Source code of charts
───

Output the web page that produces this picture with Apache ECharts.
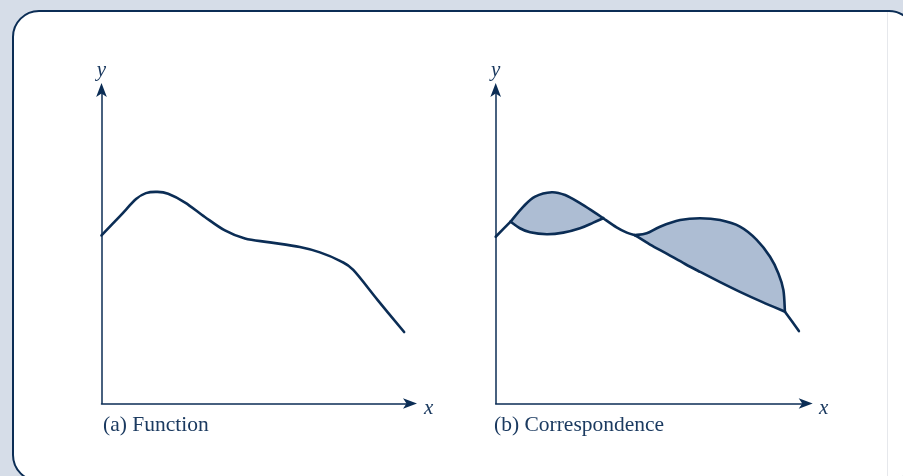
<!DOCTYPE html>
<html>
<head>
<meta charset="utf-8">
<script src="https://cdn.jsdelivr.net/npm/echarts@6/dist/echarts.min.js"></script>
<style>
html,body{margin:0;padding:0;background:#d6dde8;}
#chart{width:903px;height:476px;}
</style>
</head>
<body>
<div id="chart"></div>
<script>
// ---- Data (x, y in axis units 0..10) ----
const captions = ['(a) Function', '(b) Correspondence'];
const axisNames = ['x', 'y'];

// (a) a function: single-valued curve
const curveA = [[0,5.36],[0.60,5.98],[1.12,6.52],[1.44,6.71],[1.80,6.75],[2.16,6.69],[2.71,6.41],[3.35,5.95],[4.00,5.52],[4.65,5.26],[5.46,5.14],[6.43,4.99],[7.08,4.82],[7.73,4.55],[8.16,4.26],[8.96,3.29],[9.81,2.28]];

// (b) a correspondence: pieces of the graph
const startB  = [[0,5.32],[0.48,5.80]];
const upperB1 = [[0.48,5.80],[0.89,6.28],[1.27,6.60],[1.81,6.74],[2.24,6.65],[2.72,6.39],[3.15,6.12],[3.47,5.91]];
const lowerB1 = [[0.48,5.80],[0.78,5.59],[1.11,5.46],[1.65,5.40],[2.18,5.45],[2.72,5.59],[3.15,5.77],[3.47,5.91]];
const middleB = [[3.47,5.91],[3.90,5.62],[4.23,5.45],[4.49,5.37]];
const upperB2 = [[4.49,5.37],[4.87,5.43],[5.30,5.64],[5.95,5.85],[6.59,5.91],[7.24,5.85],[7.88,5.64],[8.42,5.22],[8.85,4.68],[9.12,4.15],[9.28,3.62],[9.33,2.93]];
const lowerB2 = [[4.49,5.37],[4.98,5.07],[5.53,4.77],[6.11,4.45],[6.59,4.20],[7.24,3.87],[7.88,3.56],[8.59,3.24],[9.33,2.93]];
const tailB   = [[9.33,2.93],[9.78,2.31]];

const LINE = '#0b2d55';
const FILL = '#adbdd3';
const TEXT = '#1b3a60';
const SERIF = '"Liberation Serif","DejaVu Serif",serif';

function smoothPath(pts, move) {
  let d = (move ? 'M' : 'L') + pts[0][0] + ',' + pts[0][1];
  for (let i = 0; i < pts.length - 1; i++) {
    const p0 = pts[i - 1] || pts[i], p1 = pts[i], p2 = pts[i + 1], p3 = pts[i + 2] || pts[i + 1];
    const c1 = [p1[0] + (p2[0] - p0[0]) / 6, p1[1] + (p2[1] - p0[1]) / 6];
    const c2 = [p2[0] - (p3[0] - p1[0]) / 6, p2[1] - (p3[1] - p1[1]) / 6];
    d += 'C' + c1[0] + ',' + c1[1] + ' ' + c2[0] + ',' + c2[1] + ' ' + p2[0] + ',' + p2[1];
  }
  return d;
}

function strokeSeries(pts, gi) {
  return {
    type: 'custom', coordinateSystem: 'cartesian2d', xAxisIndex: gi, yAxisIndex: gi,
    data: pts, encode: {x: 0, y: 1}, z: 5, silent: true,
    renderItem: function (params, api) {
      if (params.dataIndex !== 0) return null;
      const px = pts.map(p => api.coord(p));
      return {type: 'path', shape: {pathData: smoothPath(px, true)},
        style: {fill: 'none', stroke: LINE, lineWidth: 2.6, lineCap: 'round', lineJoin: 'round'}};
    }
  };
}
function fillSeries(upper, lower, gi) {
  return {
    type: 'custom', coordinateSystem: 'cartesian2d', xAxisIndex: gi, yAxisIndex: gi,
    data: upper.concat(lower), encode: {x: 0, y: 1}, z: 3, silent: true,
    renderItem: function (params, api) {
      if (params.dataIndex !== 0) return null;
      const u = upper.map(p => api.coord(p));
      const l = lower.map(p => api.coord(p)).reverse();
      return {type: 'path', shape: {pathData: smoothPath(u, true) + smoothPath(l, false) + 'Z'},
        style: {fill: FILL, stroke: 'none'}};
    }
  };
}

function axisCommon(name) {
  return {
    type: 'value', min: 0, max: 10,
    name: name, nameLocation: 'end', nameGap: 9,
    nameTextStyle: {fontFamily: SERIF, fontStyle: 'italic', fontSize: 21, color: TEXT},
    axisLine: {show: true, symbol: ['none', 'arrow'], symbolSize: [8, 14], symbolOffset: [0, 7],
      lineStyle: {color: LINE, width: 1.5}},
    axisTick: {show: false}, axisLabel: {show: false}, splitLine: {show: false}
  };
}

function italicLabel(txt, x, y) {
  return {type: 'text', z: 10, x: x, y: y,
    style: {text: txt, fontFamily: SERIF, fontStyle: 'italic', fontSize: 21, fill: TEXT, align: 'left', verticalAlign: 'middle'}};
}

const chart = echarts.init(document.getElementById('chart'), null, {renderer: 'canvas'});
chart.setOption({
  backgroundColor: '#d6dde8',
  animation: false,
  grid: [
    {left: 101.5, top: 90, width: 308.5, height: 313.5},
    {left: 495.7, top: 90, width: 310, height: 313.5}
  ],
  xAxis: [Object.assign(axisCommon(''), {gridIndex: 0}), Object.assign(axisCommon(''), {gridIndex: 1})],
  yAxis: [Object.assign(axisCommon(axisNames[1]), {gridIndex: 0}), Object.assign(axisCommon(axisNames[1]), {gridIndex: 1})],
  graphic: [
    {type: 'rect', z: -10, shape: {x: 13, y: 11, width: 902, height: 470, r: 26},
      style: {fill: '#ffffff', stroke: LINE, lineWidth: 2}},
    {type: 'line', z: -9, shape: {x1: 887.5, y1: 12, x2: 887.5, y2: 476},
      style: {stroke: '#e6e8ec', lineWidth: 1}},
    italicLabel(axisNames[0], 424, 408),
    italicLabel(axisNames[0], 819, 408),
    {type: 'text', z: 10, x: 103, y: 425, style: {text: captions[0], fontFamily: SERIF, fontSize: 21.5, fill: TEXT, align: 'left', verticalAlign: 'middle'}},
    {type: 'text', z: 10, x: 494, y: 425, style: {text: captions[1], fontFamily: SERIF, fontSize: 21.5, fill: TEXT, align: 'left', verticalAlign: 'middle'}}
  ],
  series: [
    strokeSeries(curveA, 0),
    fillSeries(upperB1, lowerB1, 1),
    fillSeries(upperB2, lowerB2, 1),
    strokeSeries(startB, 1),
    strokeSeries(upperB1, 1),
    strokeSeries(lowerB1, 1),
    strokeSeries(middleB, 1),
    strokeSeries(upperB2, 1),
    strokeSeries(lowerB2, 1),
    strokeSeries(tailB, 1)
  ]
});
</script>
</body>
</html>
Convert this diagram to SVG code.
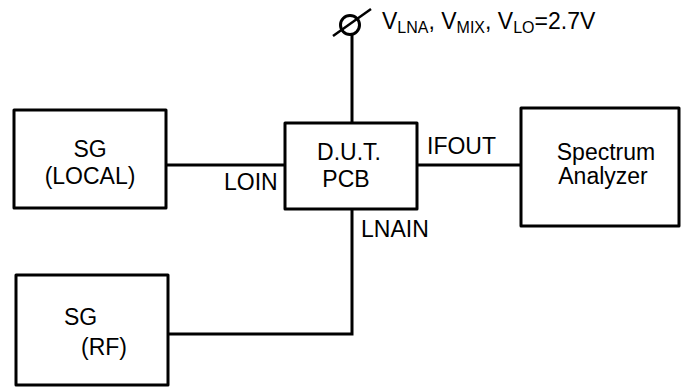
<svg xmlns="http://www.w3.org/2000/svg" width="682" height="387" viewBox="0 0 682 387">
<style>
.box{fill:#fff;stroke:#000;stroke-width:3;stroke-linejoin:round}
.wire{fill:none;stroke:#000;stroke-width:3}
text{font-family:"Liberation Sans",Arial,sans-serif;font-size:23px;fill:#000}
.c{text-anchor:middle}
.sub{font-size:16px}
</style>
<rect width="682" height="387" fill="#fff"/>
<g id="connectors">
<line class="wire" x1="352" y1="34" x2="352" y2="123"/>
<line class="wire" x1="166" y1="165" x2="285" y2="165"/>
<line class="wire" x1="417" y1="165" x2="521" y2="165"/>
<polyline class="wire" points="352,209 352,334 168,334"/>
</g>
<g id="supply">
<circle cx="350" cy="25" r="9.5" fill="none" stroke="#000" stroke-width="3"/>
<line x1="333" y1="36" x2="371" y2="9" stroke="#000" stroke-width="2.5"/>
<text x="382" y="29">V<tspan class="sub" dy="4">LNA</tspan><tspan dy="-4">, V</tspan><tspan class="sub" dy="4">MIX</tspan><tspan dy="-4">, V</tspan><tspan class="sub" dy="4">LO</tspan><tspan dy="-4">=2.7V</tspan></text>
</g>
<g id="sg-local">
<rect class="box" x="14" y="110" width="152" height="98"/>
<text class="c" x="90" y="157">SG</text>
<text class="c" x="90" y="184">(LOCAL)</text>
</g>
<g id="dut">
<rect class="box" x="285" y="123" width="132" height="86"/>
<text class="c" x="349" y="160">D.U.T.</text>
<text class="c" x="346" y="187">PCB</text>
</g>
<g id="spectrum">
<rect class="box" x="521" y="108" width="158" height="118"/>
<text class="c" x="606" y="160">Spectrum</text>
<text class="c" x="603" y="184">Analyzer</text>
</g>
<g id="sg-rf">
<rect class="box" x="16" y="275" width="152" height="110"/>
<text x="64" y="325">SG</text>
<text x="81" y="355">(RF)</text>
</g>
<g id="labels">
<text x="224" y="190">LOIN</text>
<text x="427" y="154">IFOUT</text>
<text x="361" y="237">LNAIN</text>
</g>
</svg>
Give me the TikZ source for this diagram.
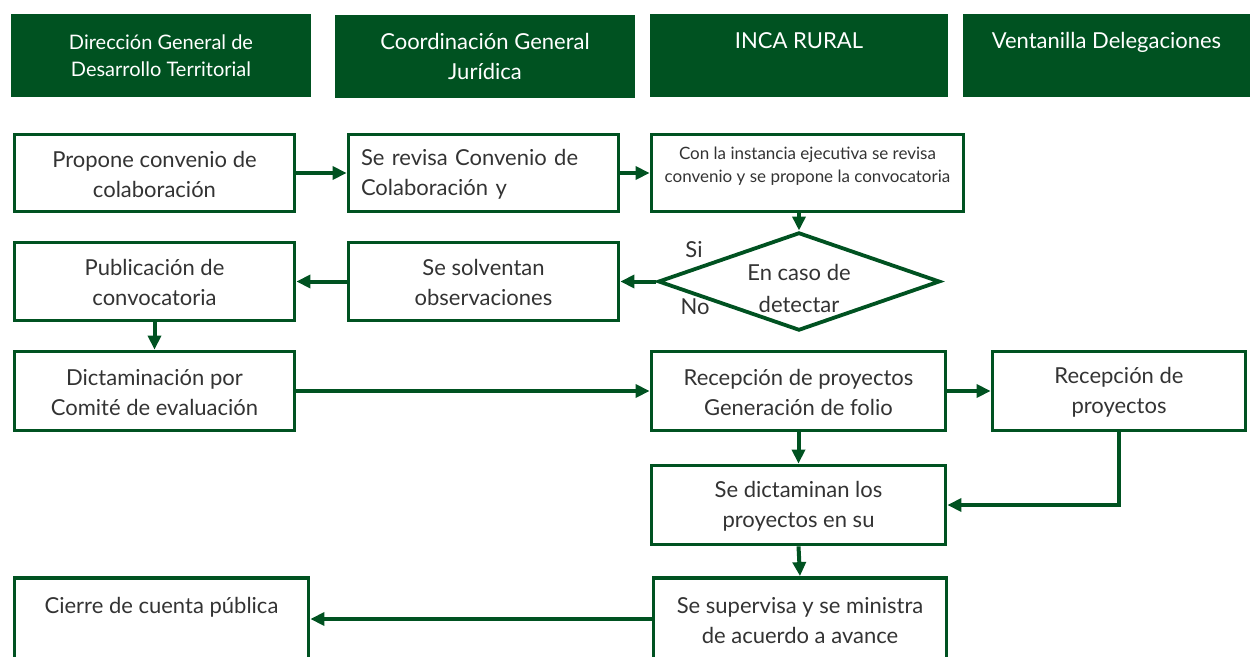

───

Reproduce only the lines running from the beginning of the entries above to the line holding "const axisNames = ['x', 'y'];", inclusive. Pictures stay out of the copy.

_Exercise answer_.
Output the web page that produces this picture with Apache ECharts.
<!DOCTYPE html>
<html>
<head>
<meta charset="utf-8">
<script src="https://cdn.jsdelivr.net/npm/echarts@6/dist/echarts.min.js"></script>
<style>
html,body{margin:0;padding:0;background:#d6dde8;}
#chart{width:903px;height:476px;}
</style>
</head>
<body>
<div id="chart"></div>
<script>
// ---- Data (x, y in axis units 0..10) ----
const captions = ['(a) Function', '(b) Correspondence'];
const axisNames = ['x', 'y'];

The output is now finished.